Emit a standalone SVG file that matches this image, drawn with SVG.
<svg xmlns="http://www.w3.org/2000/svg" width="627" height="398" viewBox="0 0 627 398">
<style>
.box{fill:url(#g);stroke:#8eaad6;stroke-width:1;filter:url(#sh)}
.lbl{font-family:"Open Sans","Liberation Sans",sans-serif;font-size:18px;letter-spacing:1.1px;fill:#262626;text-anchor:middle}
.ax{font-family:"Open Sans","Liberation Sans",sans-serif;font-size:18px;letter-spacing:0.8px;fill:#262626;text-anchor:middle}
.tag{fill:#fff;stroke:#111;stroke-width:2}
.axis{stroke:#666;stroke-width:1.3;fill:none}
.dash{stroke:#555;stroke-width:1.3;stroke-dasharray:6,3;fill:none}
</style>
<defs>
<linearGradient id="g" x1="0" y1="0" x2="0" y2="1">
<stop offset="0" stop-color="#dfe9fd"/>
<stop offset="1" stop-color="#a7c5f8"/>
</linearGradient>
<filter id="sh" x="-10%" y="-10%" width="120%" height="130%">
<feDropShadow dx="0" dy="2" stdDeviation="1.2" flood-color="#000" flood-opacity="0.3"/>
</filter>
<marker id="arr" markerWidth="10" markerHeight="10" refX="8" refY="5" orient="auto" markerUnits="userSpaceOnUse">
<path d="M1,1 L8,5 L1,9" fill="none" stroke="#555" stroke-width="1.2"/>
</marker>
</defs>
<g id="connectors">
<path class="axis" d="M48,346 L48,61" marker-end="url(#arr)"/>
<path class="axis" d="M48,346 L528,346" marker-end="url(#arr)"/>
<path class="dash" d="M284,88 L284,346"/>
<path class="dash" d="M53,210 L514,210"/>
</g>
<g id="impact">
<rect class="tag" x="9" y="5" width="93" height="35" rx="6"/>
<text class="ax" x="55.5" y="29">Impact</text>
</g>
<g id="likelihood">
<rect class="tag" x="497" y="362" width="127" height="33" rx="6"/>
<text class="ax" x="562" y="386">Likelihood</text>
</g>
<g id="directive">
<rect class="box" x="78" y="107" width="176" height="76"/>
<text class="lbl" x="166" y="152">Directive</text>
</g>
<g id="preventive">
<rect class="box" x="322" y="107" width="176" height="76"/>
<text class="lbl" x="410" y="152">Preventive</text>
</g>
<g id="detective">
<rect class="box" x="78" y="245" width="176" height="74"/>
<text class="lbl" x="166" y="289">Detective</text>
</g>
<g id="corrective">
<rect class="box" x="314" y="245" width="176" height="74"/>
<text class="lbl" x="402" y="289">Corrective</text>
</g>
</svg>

▶ _Work to complete_
Write the material out again in its entirety, exactly as shown.

▶ _The answer_
Emit a standalone SVG file that matches this image, drawn with SVG.
<svg xmlns="http://www.w3.org/2000/svg" width="627" height="398" viewBox="0 0 627 398">
<style>
.box{fill:url(#g);stroke:#8eaad6;stroke-width:1;filter:url(#sh)}
.lbl{font-family:"Open Sans","Liberation Sans",sans-serif;font-size:18px;letter-spacing:1.1px;fill:#262626;text-anchor:middle}
.ax{font-family:"Open Sans","Liberation Sans",sans-serif;font-size:18px;letter-spacing:0.8px;fill:#262626;text-anchor:middle}
.tag{fill:#fff;stroke:#111;stroke-width:2}
.axis{stroke:#666;stroke-width:1.3;fill:none}
.dash{stroke:#555;stroke-width:1.3;stroke-dasharray:6,3;fill:none}
</style>
<defs>
<linearGradient id="g" x1="0" y1="0" x2="0" y2="1">
<stop offset="0" stop-color="#dfe9fd"/>
<stop offset="1" stop-color="#a7c5f8"/>
</linearGradient>
<filter id="sh" x="-10%" y="-10%" width="120%" height="130%">
<feDropShadow dx="0" dy="2" stdDeviation="1.2" flood-color="#000" flood-opacity="0.3"/>
</filter>
<marker id="arr" markerWidth="10" markerHeight="10" refX="8" refY="5" orient="auto" markerUnits="userSpaceOnUse">
<path d="M1,1 L8,5 L1,9" fill="none" stroke="#555" stroke-width="1.2"/>
</marker>
</defs>
<g id="connectors">
<path class="axis" d="M48,346 L48,61" marker-end="url(#arr)"/>
<path class="axis" d="M48,346 L528,346" marker-end="url(#arr)"/>
<path class="dash" d="M284,88 L284,346"/>
<path class="dash" d="M53,210 L514,210"/>
</g>
<g id="impact">
<rect class="tag" x="9" y="5" width="93" height="35" rx="6"/>
<text class="ax" x="55.5" y="29">Impact</text>
</g>
<g id="likelihood">
<rect class="tag" x="497" y="362" width="127" height="33" rx="6"/>
<text class="ax" x="562" y="386">Likelihood</text>
</g>
<g id="directive">
<rect class="box" x="78" y="107" width="176" height="76"/>
<text class="lbl" x="166" y="152">Directive</text>
</g>
<g id="preventive">
<rect class="box" x="322" y="107" width="176" height="76"/>
<text class="lbl" x="410" y="152">Preventive</text>
</g>
<g id="detective">
<rect class="box" x="78" y="245" width="176" height="74"/>
<text class="lbl" x="166" y="289">Detective</text>
</g>
<g id="corrective">
<rect class="box" x="314" y="245" width="176" height="74"/>
<text class="lbl" x="402" y="289">Corrective</text>
</g>
</svg>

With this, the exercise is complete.